| Exercise goal |
Extract each line of the records below that contains the word "draws".

| Stored rows |
▶

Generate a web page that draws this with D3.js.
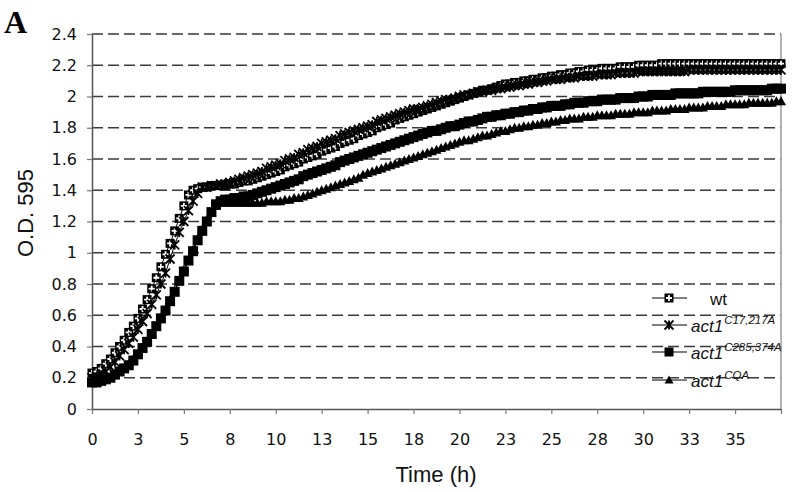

◀
▶

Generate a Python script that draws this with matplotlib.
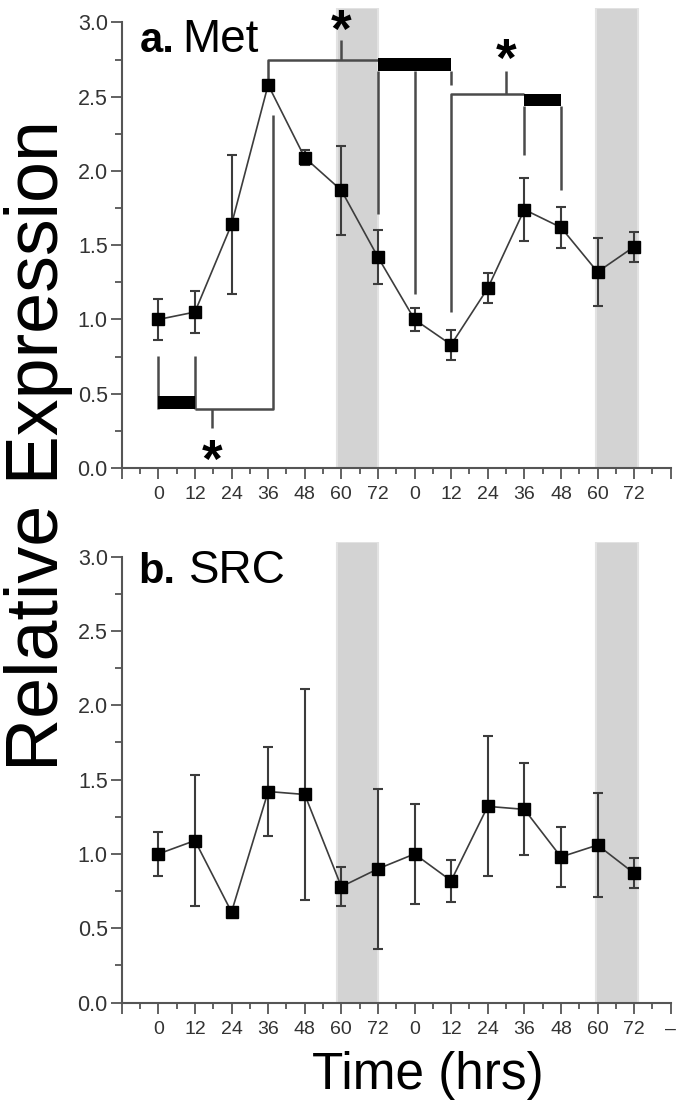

◀
▶

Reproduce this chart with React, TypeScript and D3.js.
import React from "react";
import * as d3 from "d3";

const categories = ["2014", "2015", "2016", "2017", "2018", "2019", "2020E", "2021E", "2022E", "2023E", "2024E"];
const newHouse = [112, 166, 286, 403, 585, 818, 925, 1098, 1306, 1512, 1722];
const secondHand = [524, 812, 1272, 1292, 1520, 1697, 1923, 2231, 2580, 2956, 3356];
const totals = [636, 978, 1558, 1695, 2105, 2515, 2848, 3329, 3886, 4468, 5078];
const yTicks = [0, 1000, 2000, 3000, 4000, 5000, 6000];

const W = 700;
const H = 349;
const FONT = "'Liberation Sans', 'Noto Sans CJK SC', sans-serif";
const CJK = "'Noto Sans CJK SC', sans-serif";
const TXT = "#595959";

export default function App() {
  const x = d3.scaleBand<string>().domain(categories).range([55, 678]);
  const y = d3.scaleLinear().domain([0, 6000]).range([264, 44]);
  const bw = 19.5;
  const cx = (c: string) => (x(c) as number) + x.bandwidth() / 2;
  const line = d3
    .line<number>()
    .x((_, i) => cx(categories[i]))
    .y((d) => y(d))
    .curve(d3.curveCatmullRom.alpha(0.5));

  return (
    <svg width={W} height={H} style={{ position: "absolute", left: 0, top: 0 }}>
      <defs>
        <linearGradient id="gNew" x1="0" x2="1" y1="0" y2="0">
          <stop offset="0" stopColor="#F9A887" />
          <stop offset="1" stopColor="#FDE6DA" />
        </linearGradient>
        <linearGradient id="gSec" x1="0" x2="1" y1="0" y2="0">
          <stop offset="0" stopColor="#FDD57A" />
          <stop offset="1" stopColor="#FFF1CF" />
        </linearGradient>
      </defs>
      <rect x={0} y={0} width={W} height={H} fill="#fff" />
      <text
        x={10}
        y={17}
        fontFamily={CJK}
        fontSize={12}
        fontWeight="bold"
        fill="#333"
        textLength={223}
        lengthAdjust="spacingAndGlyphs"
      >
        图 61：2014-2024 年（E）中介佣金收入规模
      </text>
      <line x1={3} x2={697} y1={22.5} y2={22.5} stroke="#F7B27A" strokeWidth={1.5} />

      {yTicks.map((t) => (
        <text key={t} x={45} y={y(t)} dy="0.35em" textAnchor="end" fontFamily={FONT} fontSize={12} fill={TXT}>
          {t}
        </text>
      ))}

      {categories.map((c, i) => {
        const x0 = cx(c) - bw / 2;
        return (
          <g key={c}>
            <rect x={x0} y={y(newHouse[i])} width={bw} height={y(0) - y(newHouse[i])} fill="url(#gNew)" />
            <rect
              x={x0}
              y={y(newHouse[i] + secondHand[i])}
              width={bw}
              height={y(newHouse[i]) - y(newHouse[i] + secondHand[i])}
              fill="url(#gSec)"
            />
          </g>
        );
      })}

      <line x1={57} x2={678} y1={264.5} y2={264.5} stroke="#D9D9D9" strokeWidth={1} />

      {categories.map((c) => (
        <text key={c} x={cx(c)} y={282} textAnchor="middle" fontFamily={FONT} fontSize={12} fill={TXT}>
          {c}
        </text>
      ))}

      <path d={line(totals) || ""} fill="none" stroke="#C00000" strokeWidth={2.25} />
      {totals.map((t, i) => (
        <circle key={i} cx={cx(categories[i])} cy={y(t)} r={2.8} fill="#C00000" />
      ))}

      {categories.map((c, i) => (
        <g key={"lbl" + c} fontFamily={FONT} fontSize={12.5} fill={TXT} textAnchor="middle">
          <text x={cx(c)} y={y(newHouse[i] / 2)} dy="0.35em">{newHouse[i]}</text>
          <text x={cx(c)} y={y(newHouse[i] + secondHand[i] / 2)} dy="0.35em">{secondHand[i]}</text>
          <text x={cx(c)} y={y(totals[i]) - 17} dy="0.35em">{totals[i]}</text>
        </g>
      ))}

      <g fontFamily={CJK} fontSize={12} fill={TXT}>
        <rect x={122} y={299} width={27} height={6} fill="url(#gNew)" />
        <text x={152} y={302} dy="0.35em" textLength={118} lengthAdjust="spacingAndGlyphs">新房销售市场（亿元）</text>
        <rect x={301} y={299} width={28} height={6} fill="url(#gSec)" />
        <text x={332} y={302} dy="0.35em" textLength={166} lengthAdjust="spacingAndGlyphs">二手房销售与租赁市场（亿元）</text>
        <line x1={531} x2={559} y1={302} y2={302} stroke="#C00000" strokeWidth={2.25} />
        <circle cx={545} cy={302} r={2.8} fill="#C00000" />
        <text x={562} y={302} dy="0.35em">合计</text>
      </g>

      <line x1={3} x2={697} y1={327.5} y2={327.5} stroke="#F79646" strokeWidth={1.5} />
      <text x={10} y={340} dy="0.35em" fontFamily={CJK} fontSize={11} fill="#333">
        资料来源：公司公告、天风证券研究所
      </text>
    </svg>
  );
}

◀

| Written response |
Generate a web page that draws this with D3.js.
Generate a Python script that draws this with matplotlib.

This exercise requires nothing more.